LiU AIF FK
- Full name: Linköping Universitets Akademiska Idrottsförening Fotbollklubb
- Ground: Stångebro Linköping Sweden
- Coach: Gagan Askling
- League: Swedish football Division 5
| Home colours |

= LiU AIF =

Swedish football club

LiU AIF FK is a Swedish football club located in Linköping.

==Background==
LiU AIF FK currently plays in Division 4 Östergötland Västra which is the sixth tier of Swedish football. They play their home matches at Stångebro in Linköping. The club was previously known as FC Innerstan.

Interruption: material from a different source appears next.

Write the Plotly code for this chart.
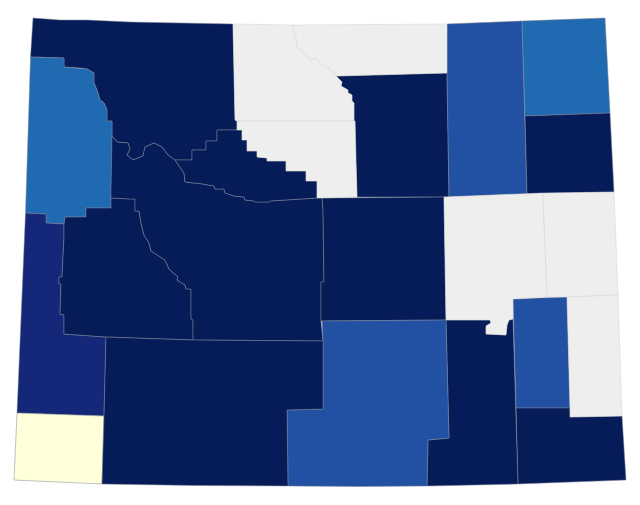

LiU AIF FK are affiliated to Östergötlands Fotbollförbund. FC Innerstan played in the 2010 Svenska Cupen but lost 2–3 at home to Myresjö IF in the preliminary round.

==Season to season==

| Season | Level | Division | Section | Position | Movements |
|---|---|---|---|---|---|
| 2008 | Tier 8 | Division 6 | Östergötland Södra | 3rd | FC Innerstan |
| 2009 | Tier 8 | Division 6 | Östergötland Södra | 1st | FC Innerstan – Promoted |
| 2010 | Tier 7 | Division 5 | Östergötland Mellersta | 1st | FC Innerstan – Promoted |
| 2011 | Tier 6 | Division 4 | Östergötland Västra |  |  |

- League restructuring in 2006 resulted in a new division being created at Tier 3 and subsequent divisions dropping a level.